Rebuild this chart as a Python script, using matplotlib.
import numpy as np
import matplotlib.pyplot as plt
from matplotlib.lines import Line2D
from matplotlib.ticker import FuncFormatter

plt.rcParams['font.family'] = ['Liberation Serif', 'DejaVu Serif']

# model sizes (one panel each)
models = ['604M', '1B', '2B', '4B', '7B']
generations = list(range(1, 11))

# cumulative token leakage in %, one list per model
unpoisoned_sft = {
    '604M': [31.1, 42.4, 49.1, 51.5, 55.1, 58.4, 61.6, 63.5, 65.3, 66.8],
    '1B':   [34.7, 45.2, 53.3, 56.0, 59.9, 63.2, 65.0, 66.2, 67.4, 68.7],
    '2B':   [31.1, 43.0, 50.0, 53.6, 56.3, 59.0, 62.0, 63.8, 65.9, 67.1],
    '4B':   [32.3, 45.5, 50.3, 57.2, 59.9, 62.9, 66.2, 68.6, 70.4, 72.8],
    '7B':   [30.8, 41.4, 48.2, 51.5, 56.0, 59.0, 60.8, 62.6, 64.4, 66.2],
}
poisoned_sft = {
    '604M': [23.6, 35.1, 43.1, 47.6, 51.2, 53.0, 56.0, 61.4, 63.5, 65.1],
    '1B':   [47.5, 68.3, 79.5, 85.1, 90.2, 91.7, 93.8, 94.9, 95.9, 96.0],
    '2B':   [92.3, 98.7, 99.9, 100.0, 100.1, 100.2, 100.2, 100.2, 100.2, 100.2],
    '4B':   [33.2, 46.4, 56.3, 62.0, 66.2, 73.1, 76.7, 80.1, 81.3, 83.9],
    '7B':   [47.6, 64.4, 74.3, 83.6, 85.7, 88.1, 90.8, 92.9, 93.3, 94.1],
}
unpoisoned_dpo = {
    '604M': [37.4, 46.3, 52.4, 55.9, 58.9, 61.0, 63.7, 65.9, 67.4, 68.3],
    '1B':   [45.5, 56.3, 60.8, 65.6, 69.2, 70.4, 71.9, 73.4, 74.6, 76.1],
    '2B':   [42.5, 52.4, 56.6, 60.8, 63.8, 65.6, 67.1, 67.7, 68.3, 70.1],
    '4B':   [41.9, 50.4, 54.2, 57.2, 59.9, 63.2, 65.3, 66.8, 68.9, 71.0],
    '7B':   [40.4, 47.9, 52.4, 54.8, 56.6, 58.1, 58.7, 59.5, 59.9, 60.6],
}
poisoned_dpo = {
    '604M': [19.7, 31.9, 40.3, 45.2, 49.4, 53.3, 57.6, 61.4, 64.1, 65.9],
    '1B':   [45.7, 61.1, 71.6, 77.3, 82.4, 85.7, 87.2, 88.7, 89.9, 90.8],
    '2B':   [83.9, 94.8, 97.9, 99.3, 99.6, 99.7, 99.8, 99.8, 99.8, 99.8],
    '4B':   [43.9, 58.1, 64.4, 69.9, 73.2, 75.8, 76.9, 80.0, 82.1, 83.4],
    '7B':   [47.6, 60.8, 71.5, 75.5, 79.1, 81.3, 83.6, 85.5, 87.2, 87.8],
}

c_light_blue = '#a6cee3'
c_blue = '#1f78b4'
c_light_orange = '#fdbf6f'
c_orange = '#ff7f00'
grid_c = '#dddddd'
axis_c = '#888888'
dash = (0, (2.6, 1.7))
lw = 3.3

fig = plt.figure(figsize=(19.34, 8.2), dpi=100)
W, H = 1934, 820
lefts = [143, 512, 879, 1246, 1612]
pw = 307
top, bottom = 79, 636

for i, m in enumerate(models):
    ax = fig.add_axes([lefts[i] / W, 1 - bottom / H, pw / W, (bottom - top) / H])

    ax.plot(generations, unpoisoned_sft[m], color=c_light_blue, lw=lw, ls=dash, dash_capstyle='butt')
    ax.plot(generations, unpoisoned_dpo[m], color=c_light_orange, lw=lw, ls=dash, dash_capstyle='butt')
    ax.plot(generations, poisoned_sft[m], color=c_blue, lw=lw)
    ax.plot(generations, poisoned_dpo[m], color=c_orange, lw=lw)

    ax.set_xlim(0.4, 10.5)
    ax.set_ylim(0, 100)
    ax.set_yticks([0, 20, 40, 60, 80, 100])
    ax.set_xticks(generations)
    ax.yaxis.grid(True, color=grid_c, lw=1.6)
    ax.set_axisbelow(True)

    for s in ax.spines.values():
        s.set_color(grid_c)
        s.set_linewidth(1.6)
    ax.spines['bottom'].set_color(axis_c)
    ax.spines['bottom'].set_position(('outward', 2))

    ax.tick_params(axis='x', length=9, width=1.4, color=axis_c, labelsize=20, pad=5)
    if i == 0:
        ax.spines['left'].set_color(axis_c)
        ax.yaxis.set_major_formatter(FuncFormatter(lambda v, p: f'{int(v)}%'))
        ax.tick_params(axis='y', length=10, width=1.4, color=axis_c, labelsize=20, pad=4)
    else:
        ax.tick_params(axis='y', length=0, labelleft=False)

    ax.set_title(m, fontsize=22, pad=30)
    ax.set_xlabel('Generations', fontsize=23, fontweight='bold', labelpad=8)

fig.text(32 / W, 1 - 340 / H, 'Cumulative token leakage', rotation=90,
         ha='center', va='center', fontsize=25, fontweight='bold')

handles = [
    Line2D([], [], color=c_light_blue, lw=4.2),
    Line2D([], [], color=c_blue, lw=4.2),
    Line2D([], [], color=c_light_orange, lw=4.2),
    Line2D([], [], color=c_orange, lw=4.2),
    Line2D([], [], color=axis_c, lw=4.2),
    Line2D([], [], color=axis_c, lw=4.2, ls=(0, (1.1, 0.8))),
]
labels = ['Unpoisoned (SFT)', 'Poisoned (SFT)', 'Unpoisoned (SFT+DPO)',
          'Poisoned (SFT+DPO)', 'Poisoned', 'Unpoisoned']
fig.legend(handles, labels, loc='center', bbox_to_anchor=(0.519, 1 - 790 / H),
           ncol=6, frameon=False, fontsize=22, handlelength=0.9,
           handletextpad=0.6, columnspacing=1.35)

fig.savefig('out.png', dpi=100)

• [WHAT TO DO]
Please output the entire listing exactly as it stands.

• [SOLUTION TO THE PROBLEM]
Rebuild this chart as a Python script, using matplotlib.
import numpy as np
import matplotlib.pyplot as plt
from matplotlib.lines import Line2D
from matplotlib.ticker import FuncFormatter

plt.rcParams['font.family'] = ['Liberation Serif', 'DejaVu Serif']

# model sizes (one panel each)
models = ['604M', '1B', '2B', '4B', '7B']
generations = list(range(1, 11))

# cumulative token leakage in %, one list per model
unpoisoned_sft = {
    '604M': [31.1, 42.4, 49.1, 51.5, 55.1, 58.4, 61.6, 63.5, 65.3, 66.8],
    '1B':   [34.7, 45.2, 53.3, 56.0, 59.9, 63.2, 65.0, 66.2, 67.4, 68.7],
    '2B':   [31.1, 43.0, 50.0, 53.6, 56.3, 59.0, 62.0, 63.8, 65.9, 67.1],
    '4B':   [32.3, 45.5, 50.3, 57.2, 59.9, 62.9, 66.2, 68.6, 70.4, 72.8],
    '7B':   [30.8, 41.4, 48.2, 51.5, 56.0, 59.0, 60.8, 62.6, 64.4, 66.2],
}
poisoned_sft = {
    '604M': [23.6, 35.1, 43.1, 47.6, 51.2, 53.0, 56.0, 61.4, 63.5, 65.1],
    '1B':   [47.5, 68.3, 79.5, 85.1, 90.2, 91.7, 93.8, 94.9, 95.9, 96.0],
    '2B':   [92.3, 98.7, 99.9, 100.0, 100.1, 100.2, 100.2, 100.2, 100.2, 100.2],
    '4B':   [33.2, 46.4, 56.3, 62.0, 66.2, 73.1, 76.7, 80.1, 81.3, 83.9],
    '7B':   [47.6, 64.4, 74.3, 83.6, 85.7, 88.1, 90.8, 92.9, 93.3, 94.1],
}
unpoisoned_dpo = {
    '604M': [37.4, 46.3, 52.4, 55.9, 58.9, 61.0, 63.7, 65.9, 67.4, 68.3],
    '1B':   [45.5, 56.3, 60.8, 65.6, 69.2, 70.4, 71.9, 73.4, 74.6, 76.1],
    '2B':   [42.5, 52.4, 56.6, 60.8, 63.8, 65.6, 67.1, 67.7, 68.3, 70.1],
    '4B':   [41.9, 50.4, 54.2, 57.2, 59.9, 63.2, 65.3, 66.8, 68.9, 71.0],
    '7B':   [40.4, 47.9, 52.4, 54.8, 56.6, 58.1, 58.7, 59.5, 59.9, 60.6],
}
poisoned_dpo = {
    '604M': [19.7, 31.9, 40.3, 45.2, 49.4, 53.3, 57.6, 61.4, 64.1, 65.9],
    '1B':   [45.7, 61.1, 71.6, 77.3, 82.4, 85.7, 87.2, 88.7, 89.9, 90.8],
    '2B':   [83.9, 94.8, 97.9, 99.3, 99.6, 99.7, 99.8, 99.8, 99.8, 99.8],
    '4B':   [43.9, 58.1, 64.4, 69.9, 73.2, 75.8, 76.9, 80.0, 82.1, 83.4],
    '7B':   [47.6, 60.8, 71.5, 75.5, 79.1, 81.3, 83.6, 85.5, 87.2, 87.8],
}

c_light_blue = '#a6cee3'
c_blue = '#1f78b4'
c_light_orange = '#fdbf6f'
c_orange = '#ff7f00'
grid_c = '#dddddd'
axis_c = '#888888'
dash = (0, (2.6, 1.7))
lw = 3.3

fig = plt.figure(figsize=(19.34, 8.2), dpi=100)
W, H = 1934, 820
lefts = [143, 512, 879, 1246, 1612]
pw = 307
top, bottom = 79, 636

for i, m in enumerate(models):
    ax = fig.add_axes([lefts[i] / W, 1 - bottom / H, pw / W, (bottom - top) / H])

    ax.plot(generations, unpoisoned_sft[m], color=c_light_blue, lw=lw, ls=dash, dash_capstyle='butt')
    ax.plot(generations, unpoisoned_dpo[m], color=c_light_orange, lw=lw, ls=dash, dash_capstyle='butt')
    ax.plot(generations, poisoned_sft[m], color=c_blue, lw=lw)
    ax.plot(generations, poisoned_dpo[m], color=c_orange, lw=lw)

    ax.set_xlim(0.4, 10.5)
    ax.set_ylim(0, 100)
    ax.set_yticks([0, 20, 40, 60, 80, 100])
    ax.set_xticks(generations)
    ax.yaxis.grid(True, color=grid_c, lw=1.6)
    ax.set_axisbelow(True)

    for s in ax.spines.values():
        s.set_color(grid_c)
        s.set_linewidth(1.6)
    ax.spines['bottom'].set_color(axis_c)
    ax.spines['bottom'].set_position(('outward', 2))

    ax.tick_params(axis='x', length=9, width=1.4, color=axis_c, labelsize=20, pad=5)
    if i == 0:
        ax.spines['left'].set_color(axis_c)
        ax.yaxis.set_major_formatter(FuncFormatter(lambda v, p: f'{int(v)}%'))
        ax.tick_params(axis='y', length=10, width=1.4, color=axis_c, labelsize=20, pad=4)
    else:
        ax.tick_params(axis='y', length=0, labelleft=False)

    ax.set_title(m, fontsize=22, pad=30)
    ax.set_xlabel('Generations', fontsize=23, fontweight='bold', labelpad=8)

fig.text(32 / W, 1 - 340 / H, 'Cumulative token leakage', rotation=90,
         ha='center', va='center', fontsize=25, fontweight='bold')

handles = [
    Line2D([], [], color=c_light_blue, lw=4.2),
    Line2D([], [], color=c_blue, lw=4.2),
    Line2D([], [], color=c_light_orange, lw=4.2),
    Line2D([], [], color=c_orange, lw=4.2),
    Line2D([], [], color=axis_c, lw=4.2),
    Line2D([], [], color=axis_c, lw=4.2, ls=(0, (1.1, 0.8))),
]
labels = ['Unpoisoned (SFT)', 'Poisoned (SFT)', 'Unpoisoned (SFT+DPO)',
          'Poisoned (SFT+DPO)', 'Poisoned', 'Unpoisoned']
fig.legend(handles, labels, loc='center', bbox_to_anchor=(0.519, 1 - 790 / H),
           ncol=6, frameon=False, fontsize=22, handlelength=0.9,
           handletextpad=0.6, columnspacing=1.35)

fig.savefig('out.png', dpi=100)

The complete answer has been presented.